▶ [EXERCISE DESCRIPTION]:
Give again, verbatim, the lines between the line that contains "Rebuild this chart" and the line that contains "from matplotlib import transforms", counting both ends. Pictures are excluded from the copy.
▶
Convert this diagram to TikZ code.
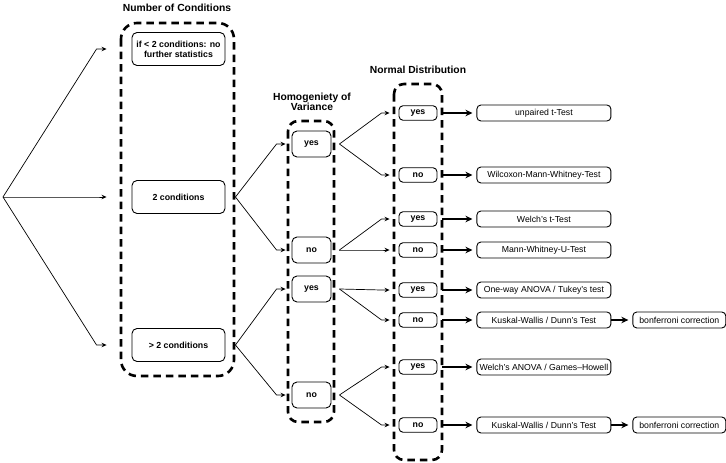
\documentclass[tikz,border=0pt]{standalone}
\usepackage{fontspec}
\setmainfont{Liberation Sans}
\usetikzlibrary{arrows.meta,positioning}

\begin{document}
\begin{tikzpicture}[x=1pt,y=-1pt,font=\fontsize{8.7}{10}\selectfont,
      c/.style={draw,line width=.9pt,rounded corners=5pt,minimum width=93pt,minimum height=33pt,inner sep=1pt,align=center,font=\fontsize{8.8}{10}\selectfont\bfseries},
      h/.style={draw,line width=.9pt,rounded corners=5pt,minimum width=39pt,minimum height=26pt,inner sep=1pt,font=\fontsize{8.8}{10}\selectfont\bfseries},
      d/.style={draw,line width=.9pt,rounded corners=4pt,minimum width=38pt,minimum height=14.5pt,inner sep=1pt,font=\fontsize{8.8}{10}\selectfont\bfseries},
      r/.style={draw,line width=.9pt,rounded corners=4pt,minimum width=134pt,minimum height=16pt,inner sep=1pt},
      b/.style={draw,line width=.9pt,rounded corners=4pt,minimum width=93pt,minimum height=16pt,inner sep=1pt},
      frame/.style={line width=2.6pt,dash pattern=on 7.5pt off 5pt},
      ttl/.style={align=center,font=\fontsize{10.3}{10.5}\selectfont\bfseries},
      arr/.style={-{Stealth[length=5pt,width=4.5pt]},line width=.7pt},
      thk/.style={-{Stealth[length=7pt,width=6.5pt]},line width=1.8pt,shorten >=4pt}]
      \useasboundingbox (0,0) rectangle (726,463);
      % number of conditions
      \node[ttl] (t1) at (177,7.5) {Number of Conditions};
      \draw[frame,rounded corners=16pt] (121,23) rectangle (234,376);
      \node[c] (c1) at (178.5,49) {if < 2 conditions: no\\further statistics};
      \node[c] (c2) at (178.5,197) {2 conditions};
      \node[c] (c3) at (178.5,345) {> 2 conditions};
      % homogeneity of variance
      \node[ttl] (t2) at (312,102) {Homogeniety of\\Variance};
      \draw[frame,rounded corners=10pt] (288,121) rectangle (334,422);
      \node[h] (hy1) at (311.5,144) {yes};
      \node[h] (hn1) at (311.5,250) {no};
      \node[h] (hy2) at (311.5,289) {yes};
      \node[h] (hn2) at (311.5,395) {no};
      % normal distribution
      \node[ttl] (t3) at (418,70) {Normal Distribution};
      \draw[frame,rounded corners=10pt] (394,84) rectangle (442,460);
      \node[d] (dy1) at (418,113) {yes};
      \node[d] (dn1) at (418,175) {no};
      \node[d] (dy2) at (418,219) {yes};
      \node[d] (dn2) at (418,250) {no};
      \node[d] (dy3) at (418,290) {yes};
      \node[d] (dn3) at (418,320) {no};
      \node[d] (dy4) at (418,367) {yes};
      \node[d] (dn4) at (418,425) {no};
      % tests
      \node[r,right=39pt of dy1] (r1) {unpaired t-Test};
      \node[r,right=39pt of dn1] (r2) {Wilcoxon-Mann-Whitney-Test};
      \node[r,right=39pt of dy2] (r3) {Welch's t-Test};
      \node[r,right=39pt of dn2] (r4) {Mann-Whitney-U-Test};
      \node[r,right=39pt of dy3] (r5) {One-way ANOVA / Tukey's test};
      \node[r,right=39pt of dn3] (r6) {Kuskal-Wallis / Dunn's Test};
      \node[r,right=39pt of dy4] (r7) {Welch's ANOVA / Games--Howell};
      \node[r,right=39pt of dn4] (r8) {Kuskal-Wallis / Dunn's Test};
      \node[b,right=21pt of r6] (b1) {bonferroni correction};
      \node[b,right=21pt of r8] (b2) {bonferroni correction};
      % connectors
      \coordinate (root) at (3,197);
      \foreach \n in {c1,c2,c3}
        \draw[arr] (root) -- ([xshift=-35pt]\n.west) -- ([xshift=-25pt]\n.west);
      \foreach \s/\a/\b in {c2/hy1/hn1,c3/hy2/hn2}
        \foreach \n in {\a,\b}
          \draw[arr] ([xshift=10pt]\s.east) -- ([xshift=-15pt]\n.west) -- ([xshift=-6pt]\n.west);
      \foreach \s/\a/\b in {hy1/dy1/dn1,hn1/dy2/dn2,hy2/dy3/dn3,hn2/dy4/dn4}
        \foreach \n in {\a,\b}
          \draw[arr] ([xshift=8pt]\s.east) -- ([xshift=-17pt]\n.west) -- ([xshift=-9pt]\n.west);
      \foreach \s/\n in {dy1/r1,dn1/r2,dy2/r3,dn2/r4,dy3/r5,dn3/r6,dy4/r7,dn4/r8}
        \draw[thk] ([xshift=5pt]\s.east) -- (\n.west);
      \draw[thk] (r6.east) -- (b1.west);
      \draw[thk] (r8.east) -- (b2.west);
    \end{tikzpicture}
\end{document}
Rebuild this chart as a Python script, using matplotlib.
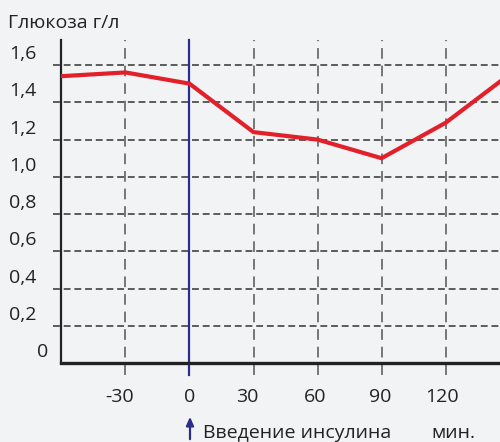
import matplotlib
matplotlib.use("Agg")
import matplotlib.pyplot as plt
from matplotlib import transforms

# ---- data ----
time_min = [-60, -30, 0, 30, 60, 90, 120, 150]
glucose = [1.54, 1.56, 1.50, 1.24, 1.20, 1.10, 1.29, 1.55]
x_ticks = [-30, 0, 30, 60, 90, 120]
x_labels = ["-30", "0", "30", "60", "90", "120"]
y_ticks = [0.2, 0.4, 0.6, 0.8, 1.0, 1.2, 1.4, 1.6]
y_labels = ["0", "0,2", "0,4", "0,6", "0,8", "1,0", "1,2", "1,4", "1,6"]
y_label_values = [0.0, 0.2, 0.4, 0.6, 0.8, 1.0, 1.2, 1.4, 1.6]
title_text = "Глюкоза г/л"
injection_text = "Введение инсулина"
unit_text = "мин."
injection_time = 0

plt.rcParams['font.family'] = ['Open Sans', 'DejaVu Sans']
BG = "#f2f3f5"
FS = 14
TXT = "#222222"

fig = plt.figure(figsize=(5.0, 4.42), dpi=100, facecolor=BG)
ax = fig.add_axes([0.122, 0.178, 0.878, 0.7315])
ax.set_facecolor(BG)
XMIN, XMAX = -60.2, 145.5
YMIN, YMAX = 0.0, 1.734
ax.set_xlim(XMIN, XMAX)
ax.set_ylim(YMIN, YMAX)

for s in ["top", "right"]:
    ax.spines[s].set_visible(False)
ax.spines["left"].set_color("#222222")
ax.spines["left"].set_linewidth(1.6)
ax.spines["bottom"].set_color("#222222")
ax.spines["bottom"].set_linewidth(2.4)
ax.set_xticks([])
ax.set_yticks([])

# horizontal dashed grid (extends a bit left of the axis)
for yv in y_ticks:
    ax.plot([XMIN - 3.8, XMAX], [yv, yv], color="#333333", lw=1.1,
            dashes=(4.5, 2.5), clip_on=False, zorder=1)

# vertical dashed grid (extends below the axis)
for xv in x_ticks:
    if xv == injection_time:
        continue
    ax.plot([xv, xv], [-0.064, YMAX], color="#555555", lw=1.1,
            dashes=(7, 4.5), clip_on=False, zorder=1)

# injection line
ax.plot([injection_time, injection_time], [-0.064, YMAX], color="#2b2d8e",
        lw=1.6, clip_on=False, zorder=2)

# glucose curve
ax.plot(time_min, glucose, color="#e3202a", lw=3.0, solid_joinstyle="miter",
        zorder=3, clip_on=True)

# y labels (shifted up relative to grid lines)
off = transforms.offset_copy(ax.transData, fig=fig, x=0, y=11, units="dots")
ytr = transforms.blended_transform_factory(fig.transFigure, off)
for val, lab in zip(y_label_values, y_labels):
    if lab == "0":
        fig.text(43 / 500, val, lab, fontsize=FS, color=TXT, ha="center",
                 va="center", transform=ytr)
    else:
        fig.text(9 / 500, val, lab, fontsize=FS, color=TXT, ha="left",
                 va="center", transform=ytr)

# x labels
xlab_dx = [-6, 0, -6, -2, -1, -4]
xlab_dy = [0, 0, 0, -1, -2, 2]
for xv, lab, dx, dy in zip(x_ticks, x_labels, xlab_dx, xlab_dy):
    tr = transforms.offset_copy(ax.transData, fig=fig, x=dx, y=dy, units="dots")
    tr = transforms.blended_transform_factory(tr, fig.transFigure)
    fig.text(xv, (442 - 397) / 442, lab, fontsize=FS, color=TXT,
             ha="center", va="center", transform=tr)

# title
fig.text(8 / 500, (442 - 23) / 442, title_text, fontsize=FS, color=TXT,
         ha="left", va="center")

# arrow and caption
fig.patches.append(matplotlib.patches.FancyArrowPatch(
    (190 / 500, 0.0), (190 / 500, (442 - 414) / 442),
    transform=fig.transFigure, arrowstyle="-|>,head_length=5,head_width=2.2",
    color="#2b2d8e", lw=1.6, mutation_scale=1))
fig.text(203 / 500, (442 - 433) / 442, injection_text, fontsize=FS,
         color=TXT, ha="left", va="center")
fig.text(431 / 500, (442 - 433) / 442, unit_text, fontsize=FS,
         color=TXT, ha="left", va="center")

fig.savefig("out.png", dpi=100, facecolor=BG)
◀
▶ [EXERCISE RESULT]:
Rebuild this chart as a Python script, using matplotlib.
import matplotlib
matplotlib.use("Agg")
import matplotlib.pyplot as plt
from matplotlib import transforms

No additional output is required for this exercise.